WT: [Laughs hysterically]
AF: The correct answer to that is Jesus. Because he is always watching us and he is always with you.
AR: “I can do all things –”
AF: “… through Christ –”
AR: “–through Vodka, who strengthens me.” [Pause] That’s my inspirational quote of the day.
AF: And on that note, I need the check.
AR: And on that note, we want to thank you again [for buying lunch]. And thank you, Wendy Taylor, for joining us.
WT: Oh, like I had a choice.
AR: You did. You didn’t have to come with me.
WT: I did.
AR: Oh, she wanted to meet Lupe [Valdez]. That’s going to be a much better interview.
Tophe, the freshly-25-year-old, gay singer from Dallas, is jumping head-first into R&B with his first single, “All Night”.
(DALLAS) – The LGBTQIA community is historically known for its amazing music. Between Brendon Urie’s coming out as pansexual, to just the existence of the melodious marvel that is Sam Smith, to Superfruit, to Janelle Monáe, to Shea Diamond, and so many more in between them all, our community is at no shortage of inspiring, talented musicians. So, it should come as no surprise when another limitless talent pops up on the scene with a voice capable of sending listeners on a musical journey.
In this case, we’re talking about Tophe, the gay, 25-year-old, Dallas native singer/songwriter who released his very first single, “All Night”, early last month via SoundCloud. The song, which begins with a muffled conversation about happiness as the instrumentals play, is narrated from one lover to another as he describes a potential tryst between the two of them. The song is energized not only with romance and sexual energy, but a familiar longing reminiscent of a less melancholy “All I Ask” by Adele. It is written as if a love letter to some unknown, mystery man as the narrator implores that they be together. It’s an epitomized feeling that many people – LGBTQIA and otherwise – can relate to because its roots are in desire and passion. Tophe isn’t just singing about love, he is singing love.
But more impressive than the lyrical beauty is the magnificence of Tophe’s voice. With the chesty baritone usually reserved by the likes of John Legend (accompanied by the matching belt), an upper register like that of Sam Smith (and one that he isn’t afraid to show off), the slight rasp and gospel intonations of Adele and Amy Winehouse, and the runs and riffs like those of India Arie, Tophe’s pipes are branded with the R&B stamp.
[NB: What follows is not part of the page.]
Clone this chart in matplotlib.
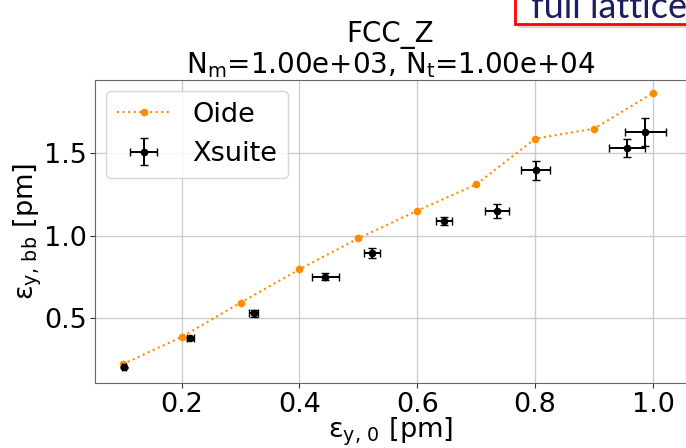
"""Beam-beam blown-up vertical emittance, FCC_Z: Oide reference vs Xsuite."""

import matplotlib

matplotlib.use("Agg")
import matplotlib.pyplot as plt  # noqa: E402
from matplotlib.patches import Rectangle  # noqa: E402

plt.rcParams["mathtext.default"] = "regular"
plt.rcParams["font.size"] = 19.5

# Oide (reference) curve
oide_eps0 = [0.1, 0.2, 0.3, 0.4, 0.5, 0.6, 0.7, 0.8, 0.9, 1.0]
oide_epsbb = [0.217, 0.383, 0.591, 0.794, 0.983, 1.151, 1.311, 1.589, 1.650, 1.867]

# Xsuite simulation with error bars
xs_eps0 = [0.102, 0.215, 0.322, 0.444, 0.523, 0.645, 0.735, 0.801, 0.956, 0.987]
xs_epsbb = [0.198, 0.375, 0.527, 0.749, 0.894, 1.086, 1.149, 1.397, 1.534, 1.628]
xs_xerr = [0.003, 0.006, 0.0075, 0.023, 0.0136, 0.014, 0.0205, 0.0244, 0.030, 0.035]
xs_yerr = [0.005, 0.010, 0.020, 0.020, 0.030, 0.025, 0.040, 0.057, 0.055, 0.084]

W, H = 686, 448
fig = plt.figure(figsize=(W / 100, H / 100), dpi=100)
ax = fig.add_axes([95 / W, 1 - 383.3 / H, 591 / W, 303.3 / H])

ax.plot(oide_eps0, oide_epsbb, ":o", color="darkorange", ms=4.5, lw=1.5, label="Oide")
ax.errorbar(xs_eps0, xs_epsbb, xerr=xs_xerr, yerr=xs_yerr, fmt="o", color="black",
            ms=4.5, capsize=3, elinewidth=1.4, capthick=1.0, label="Xsuite")

ax.set_xlim(0.053, 1.056)
ax.set_ylim(0.101, 1.946)
ax.set_xticks([0.2, 0.4, 0.6, 0.8, 1.0])
ax.set_yticks([0.5, 1.0, 1.5])
ax.grid(True, color="#cccccc", lw=1.0)
for s in ax.spines.values():
    s.set_color("#666666")
ax.tick_params(colors="#333333", labelcolor="black", pad=2.5)

ax.set_xlabel(r"$\epsilon_{y,\,0}$ [pm]", labelpad=-1.5)
ax.set_ylabel(r"$\epsilon_{y,\,bb}$ [pm]", labelpad=0)
ax.set_title("FCC_Z\n" + r"$N_m$=1.00e+03, $N_t$=1.00e+04", fontsize=20,
             linespacing=1.05, pad=4)
ax.legend(loc="upper left", borderaxespad=0.4)

# slide overlay box in the top right corner (cut off by the crop)
fig.patches.append(Rectangle((518 / W, 1 - 28 / H), 0.5, 0.2, transform=fig.transFigure,
                             facecolor="#bbbbbb", edgecolor="none", alpha=0.6))
fig.patches.append(Rectangle((515 / W, 1 - 24.3 / H), 0.5, 0.2, transform=fig.transFigure,
                             facecolor="white", edgecolor="red", lw=2))
fig.text(531 / W, 1 - 18.5 / H, "full lattice", fontsize=26, color="#1b1f5e",
         family="Lato", va="baseline")

fig.savefig("out.png", dpi=100)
Whether he’s humming in his lower register, oooh-ing or ahhh-ing in his upper, or dragging out notes up-and-down the staff in the middle, his somehow pouty and iridescent voice will grab listeners’ attention and keep it from beginning to end.
Additionally, Tophe has also been recently featured in fellow Dallas musician Jonez-N’s recent single, “Summer Silhouette”, which dropped early in June. You can listen to it at the bottom of this article.
The feud between former 93Q radio producer Al Farb and About Magazine editor Anthony Ramirez has taken a turn.
(HOUSTON) – While both About Magazine editor-in-chief, Anthony Ramirez, and former 93Q radio producer, Al Farb, have maintained their feud that began earlier this year (which About Magazine reported first [and alone]), new developments have taken place. It’s said that back in January, Farb snubbed Ramirez at the Dessie’s Drag Race season finale held at Rich’s when they stood next to one another at the bar. And since, fans of both Ramirez (affectionately dubbed ‘Fanthonys’) and of Farb (less affectionately dubbed ‘Pal Farbs’) have been more at odds than supporters of Hillary Clinton and Donald J. Trump.
However, this past Friday, Ramirez reached out to Facebook friends asking for recommendations on the best Chinese restaurants between Downtown Houston and Chimney Rock going south on Highway 59. And to the shock of many (at least to singer and entertainer Wendy Taylor), Farb (who most recently made the move to Dallas and is working as the host of country radio’s 96.3 KSCS’s Afternoon Drive) chimed in with a genuine response seen here:
Ramirez responded cordially to the suggestion, but let Farb know that if he was wrong, there would be repercussions. He’s rumored to have told a friend (who wishes to remain anonymous), to be prepared to seek revenge on Farb if the food was dissatisfying.
“Al Farb swears this is the best Chinese food […] so if it’s not, we’re going to Dallas to burn down his high-rise.”
The restaurant in question was Fu’s Garden at San Felipe and Augusta. And, to the surprise of many, Ramirez not only enjoyed the dinner, but also responded to Farb with appreciation, affectionately referring to him as “meshuggah.”
When About Magazine reached out to Al Farb to ask the status of his feud with Ramirez, he responded:
“Who? I live in Dallas now. I’m busy.”
When we reached out to Ramirez about the feud, he stated:
“Farb is only mad because I refuse to be a fifth wheel. Also, isn’t this a conflict of interest? I will Miranda Priestly you so quick.”
Friend of both Farb and Ramirez (but mostly Ramirez), Wendy Taylor, hesitated to comment. Finally, after some slight harassment and black mail, she replied:
“I don’t know what to say! I’ve enjoyed it thoroughly.”
More updates will come as they are made available.